Contract talks between Ford Motor Co. and Unifor union officials continued on Monday night as a midnight strike deadline loomed.
The union that represents Ford workers in Canada has told the 5,680 members “to prepare for all scenarios, including strike action” as it pushes for an agreement that will set the pattern for negotiations with the other two Big Three automakers, Stellates NV and General Motors.
Lana Payne, Unifor national president, said the two sides have failed to agree on pensions and wages, and her negotiators will remain in talks at a hotel in downtown Toronto right up until the midnight deadline.
“A deal is still not in place,” Ms. Payne said in a video statement issued at 7:25 p.m. on Monday.
The last-ditch talks happen as targeted strikes in the United States by 12,700 United Auto Workers enter the fourth day. UAW workers walked off the job on Sept. 15 at three of the Big Three’s assembly plants: Ford in Wayne, Mich., GM GM-N in Wentzville, Mo., and Stellantis in Toledo, Ohio.
She said if Ford workers walk off the job in Canada, it would be the first at the employer since 1990, and a “total strike,” not smaller stoppages at specific factories like those conducted by U.S. autoworkers.
“Our strike teams are prepared and ready to go,” Ms. Payne said. “There is still much negotiating to do but this is as serious as it gets and the consequences are real.”
In Canada, Unifor represents Ford workers at the Oakville assembly plant, two engine factories in Windsor, and office and distribution sites in Windsor, Bramalea, Paris, Ont., and Edmonton. A strike would halt production of the engines that power the F series pickups and Mustangs, and the output of Edge and Nautilus SUVs. “No parts will flow to dealers and aftermarkets from our distribution centres,” Ms. Payne said.
Rachel Aleks, a professor at the University of Windsor, said the contact talks are “of paramount importance” to an auto sector that is remaking itself to produce electric vehicles.
EVs take fewer hours and workers to build, posing concerns about long-term job security, Prof. Aleks said. And plants that are being retooled are closed for extended periods, forcing the union to ensure the pivot period is as brief as possible with minimal layoffs.
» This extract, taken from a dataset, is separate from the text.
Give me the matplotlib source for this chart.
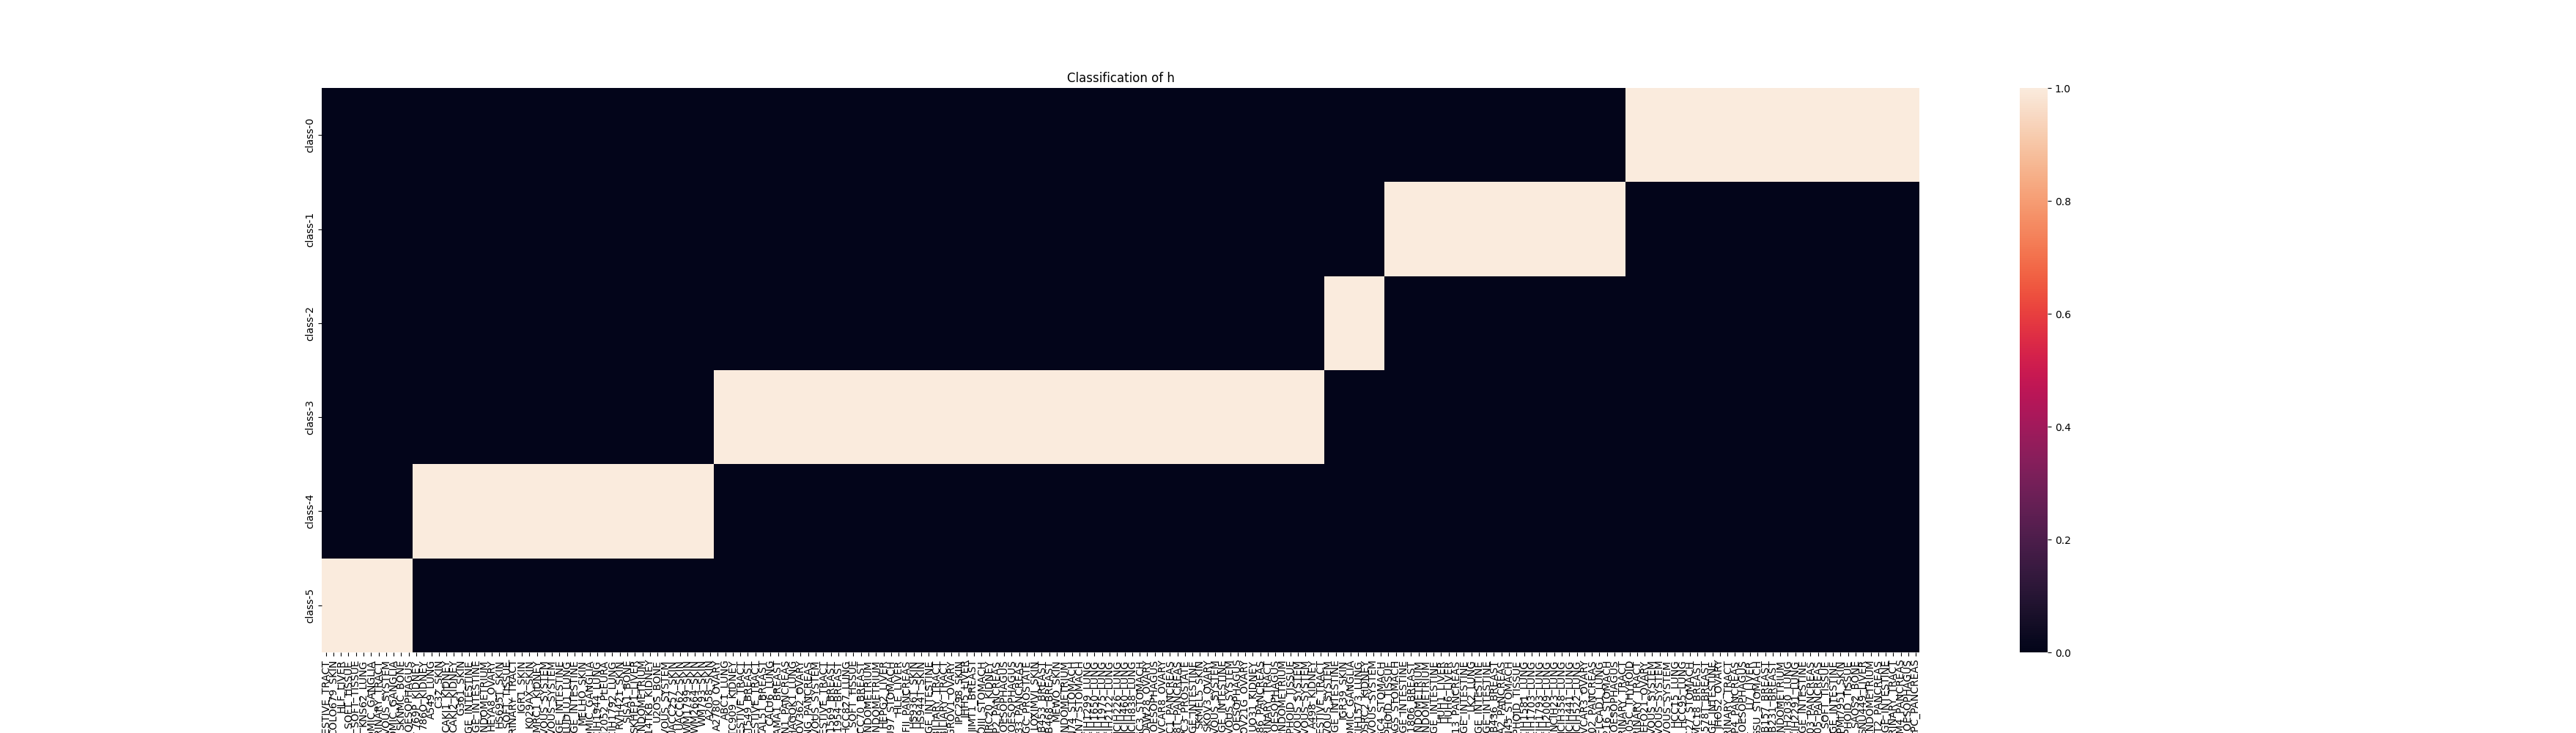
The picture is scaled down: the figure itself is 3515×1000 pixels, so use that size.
import numpy as np
import pandas as pd
import matplotlib
matplotlib.use('Agg')
import matplotlib.pyplot as plt
import seaborn as sns

# row labels of the heatmap
classes = ['class-0', 'class-1', 'class-2', 'class-3', 'class-4', 'class-5']

# cell lines in the order of the columns, grouped by assigned class
class5_lines = ["BICR6_UPPER_AERODIGESTIVE_TRACT", "COLO679_SKIN", "HLF_LIVER", "HT1080_SOFT_TISSUE",
                "A204_SOFT_TISSUE", "KNS62_LUNG", "KELLY_AUTONOMIC_GANGLIA", "UMUC3_URINARY_TRACT",
                "SF295_CENTRAL_NERVOUS_SYSTEM", "SKNAS_AUTONOMIC_GANGLIA", "SKNMC_BONE", "KYSE410_OESOPHAGUS"]

class4_lines = ["769P_KIDNEY", "786O_KIDNEY", "A549_LUNG", "C32_SKIN", "CAKI1_KIDNEY", "CAKI2_KIDNEY",
                "G361_SKIN", "HCT116_LARGE_INTESTINE", "SW480_LARGE_INTESTINE", "HEC1B_ENDOMETRIUM",
                "HEYA8_OVARY", "HS695T_SKIN", "HS729_SOFT_TISSUE", "JMSU1_URINARY_TRACT", "IGR1_SKIN",
                "K029AX_SKIN", "KMRC1_KIDNEY", "LN18_CENTRAL_NERVOUS_SYSTEM", "LN229_CENTRAL_NERVOUS_SYSTEM",
                "LOVO_LARGE_INTESTINE", "LUDLU1_LUNG", "LS180_LARGE_INTESTINE", "MELHO_SKIN",
                "NB1_AUTONOMIC_GANGLIA", "NCIH1944_LUNG", "NCIH2052_PLEURA", "NCIH1792_LUNG", "RVH421_SKIN",
                "SJSA1_BONE", "SKHEP1_LIVER", "SNGM_ENDOMETRIUM", "TUHR14TKB_KIDNEY", "U2OS_BONE",
                "U87MG_CENTRAL_NERVOUS_SYSTEM", "UACC257_SKIN", "UACC62_SKIN", "WM1799_SKIN", "WM2664_SKIN",
                "WM793_SKIN", "A2058_SKIN"]

class3_lines = ["A2780_OVARY", "ABC1_LUNG", "BFTC909_KIDNEY", "BICR22_UPPER_AERODIGESTIVE_TRACT",
                "BT549_BREAST", "BICR56_UPPER_AERODIGESTIVE_TRACT", "CAL51_BREAST", "CALU6_LUNG",
                "CAMA1_BREAST", "CAPAN1_PANCREAS", "CHAGOK1_LUNG", "COV362_OVARY", "DANG_PANCREAS",
                "DBTRG05MG_CENTRAL_NERVOUS_SYSTEM", "DETROIT562_UPPER_AERODIGESTIVE_TRACT", "HCC1569_BREAST",
                "HCC1954_BREAST", "HCC827_LUNG", "SKUT1_SOFT_TISSUE", "HCC70_BREAST", "HEC1A_ENDOMETRIUM",
                "HEC59_ENDOMETRIUM", "HEPG2_LIVER", "FU97_STOMACH", "HLE_LIVER", "HPAFII_PANCREAS",
                "HS936T_SKIN", "HS944T_SKIN", "HT29_LARGE_INTESTINE", "HUCCT1_BILIARY_TRACT",
                "HUH28_BILIARY_TRACT", "IGROV1_OVARY", "IPC298_SKIN", "JHH5_LIVER", "JIMT1_BREAST",
                "KATOIII_STOMACH", "KMRC20_KIDNEY", "KP2_PANCREAS", "KYSE150_OESOPHAGUS", "KYSE30_OESOPHAGUS",
                "L33_PANCREAS", "LNCAPCLONEFGC_PROSTATE", "LOXIMVI_SKIN", "MDAMB453_BREAST", "MDAMB468_BREAST",
                "MEWO_SKIN", "MFE296_ENDOMETRIUM", "MKN74_STOMACH", "MKN7_STOMACH", "NCIH1299_LUNG",
                "NCIH1650_LUNG", "NCIH1975_LUNG", "NCIH2122_LUNG", "NCIH226_LUNG", "NCIH460_LUNG",
                "NCIH838_LUNG", "NUGC3_STOMACH", "OAW28_OVARY", "OE33_OESOPHAGUS", "OVCAR8_OVARY",
                "PANC1_PANCREAS", "PATU8988T_PANCREAS", "PC3_PROSTATE", "RKO_LARGE_INTESTINE", "SKMEL5_SKIN",
                "SKOV3_OVARY", "SW1088_CENTRAL_NERVOUS_SYSTEM", "SW620_LARGE_INTESTINE",
                "T98G_CENTRAL_NERVOUS_SYSTEM", "TE10_OESOPHAGUS", "TOV21G_OVARY", "UO31_KIDNEY",
                "SU8686_PANCREAS", "RT4_URINARY_TRACT", "OE19_OESOPHAGUS", "AN3CA_ENDOMETRIUM",
                "SUDHL4_HAEMATOPOIETIC_AND_LYMPHOID_TISSUE", "SF268_CENTRAL_NERVOUS_SYSTEM",
                "SNB75_CENTRAL_NERVOUS_SYSTEM", "A498_KIDNEY", "SCC9_UPPER_AERODIGESTIVE_TRACT"]

class2_lines = ["GAMG_CENTRAL_NERVOUS_SYSTEM", "COLO320_LARGE_INTESTINE", "IGR39_SKIN",
                "CHP212_AUTONOMIC_GANGLIA", "NCIH1573_LUNG", "OSRC2_KIDNEY", "YKG1_CENTRAL_NERVOUS_SYSTEM",
                "NUGC4_STOMACH"]

class1_lines = ["KARPAS299_HAEMATOPOIETIC_AND_LYMPHOID_TISSUE", "AGS_STOMACH", "CL11_LARGE_INTESTINE",
                "HCC1806_BREAST", "HEC151_ENDOMETRIUM", "HEC265_ENDOMETRIUM", "HT115_LARGE_INTESTINE",
                "HUH1_LIVER", "HUH6_LIVER", "PANC0213_PANCREAS", "LS1034_LARGE_INTESTINE", "LK2_LUNG",
                "LS411N_LARGE_INTESTINE", "MDST8_LARGE_INTESTINE", "MDAMB436_BREAST", "MIAPACA2_PANCREAS",
                "MKN45_STOMACH", "MOLM13_HAEMATOPOIETIC_AND_LYMPHOID_TISSUE", "NCIH1581_LUNG", "NCIH1703_LUNG",
                "NCIH1793_LUNG", "NCIH2009_LUNG", "NCIH23_LUNG", "NCIH358_LUNG", "NCIH441_LUNG", "NCIH522_LUNG",
                "OVCAR3_OVARY", "PATU8902_PANCREAS", "RERFLCAD1_LUNG", "SNU216_STOMACH", "KYSE510_OESOPHAGUS",
                "UMUC1_URINARY_TRACT"]

class0_lines = ["8505C_THYROID", "5637_URINARY_TRACT", "EFO21_OVARY", "GB1_CENTRAL_NERVOUS_SYSTEM",
                "GI1_CENTRAL_NERVOUS_SYSTEM", "H4_CENTRAL_NERVOUS_SYSTEM", "HCC15_LUNG", "HCC95_LUNG",
                "HGC27_STOMACH", "HMC18_BREAST", "HS578T_BREAST", "HT55_LARGE_INTESTINE", "JHOS2_OVARY",
                "KMBC2_URINARY_TRACT", "KP4_PANCREAS", "KYSE70_OESOPHAGUS", "LI7_LIVER", "GSU_STOMACH",
                "MDAMB157_BREAST", "MDAMB231_BREAST", "MFE319_ENDOMETRIUM", "NCIH2030_LUNG", "NCIH2291_LUNG",
                "NCIH716_LARGE_INTESTINE", "PANC0403_PANCREAS", "PANC1005_PANCREAS", "RH30_SOFT_TISSUE",
                "RCM1_LARGE_INTESTINE", "RPMI7951_SKIN", "RL_HAEMATOPOIETIC_AND_LYMPHOID_TISSUE", "SAOS2_BONE",
                "SNU449_LIVER", "SNU685_ENDOMETRIUM", "SUIT2_PANCREAS", "SW1417_LARGE_INTESTINE",
                "SW780_URINARY_TRACT", "T3M4_PANCREAS", "TE1_OESOPHAGUS", "YAPC_PANCREAS"]

# column order as drawn: class-5 block first, class-0 block last
groups = [(5, class5_lines), (4, class4_lines), (3, class3_lines),
          (2, class2_lines), (1, class1_lines), (0, class0_lines)]

columns = []
assigned = []
for k, lines in groups:
    columns += lines
    assigned += [k] * len(lines)

mat = np.zeros((len(classes), len(columns)))
for j, k in enumerate(assigned):
    mat[k, j] = 1
df = pd.DataFrame(mat, index=classes, columns=columns)

plt.figure(figsize=(35.16, 10))
ax = sns.heatmap(df, xticklabels=True, yticklabels=True)
ax.set_title('Classification of h')
plt.savefig('out.png', dpi=100)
Unifor chose to target Ford because it is the closest of the Big Three to switching to electric output, investing $1.8-billion to retool its Oakville assembly plant in mid-2024 to make EVs and battery packs.
“One of the reasons Ford was chosen as the pattern was because it provided the clearest picture of what this transition would look like,” Prof. Aleks said, adding unions are keen to organize any new EV facilities, she said. “This round of bargaining is critical to what auto manufacturing looks like for decades to come.”
The U.S. strike is at factories that make Ford Bronco, Chevrolet Colorado pickup trucks, Jeep Wrangler, and other models.
Unifor and UAW are not related but have a shared history and some common goals Ms. Payne has said she is demanding better pensions and wages, plant investments, and certainty that jobs will be protected as automakers retool to produce plug-in and hybrid vehicles.
Union officials point to soaring profits and executive pay at the three automakers, and say the current talks are aimed at ensuring workers get their fair share.
Neither Unifor nor Ford in Canada have provided details on their offers.
In the U.S., UAW leader Shawn Fain is demanding raises of 40-per-cent over four years, improved pensions, shorter weeks and an end to the two-tier wage scales.
Stellantis said on Saturday its offer includes raises of 21 per cent over four years. GM has offered a similar deal. Mr. Fain has rejected these amounts and called the CEOs “greedy.”
“What they want is they want to pay us poverty wages, so they can keep on making billions more in profits,” Mr. Fain said in an interview on CBS on Sunday. “And they can keep enriching the shareholders and the CEOs and the corporate executives, while the workers pay the price for it and get left behind.”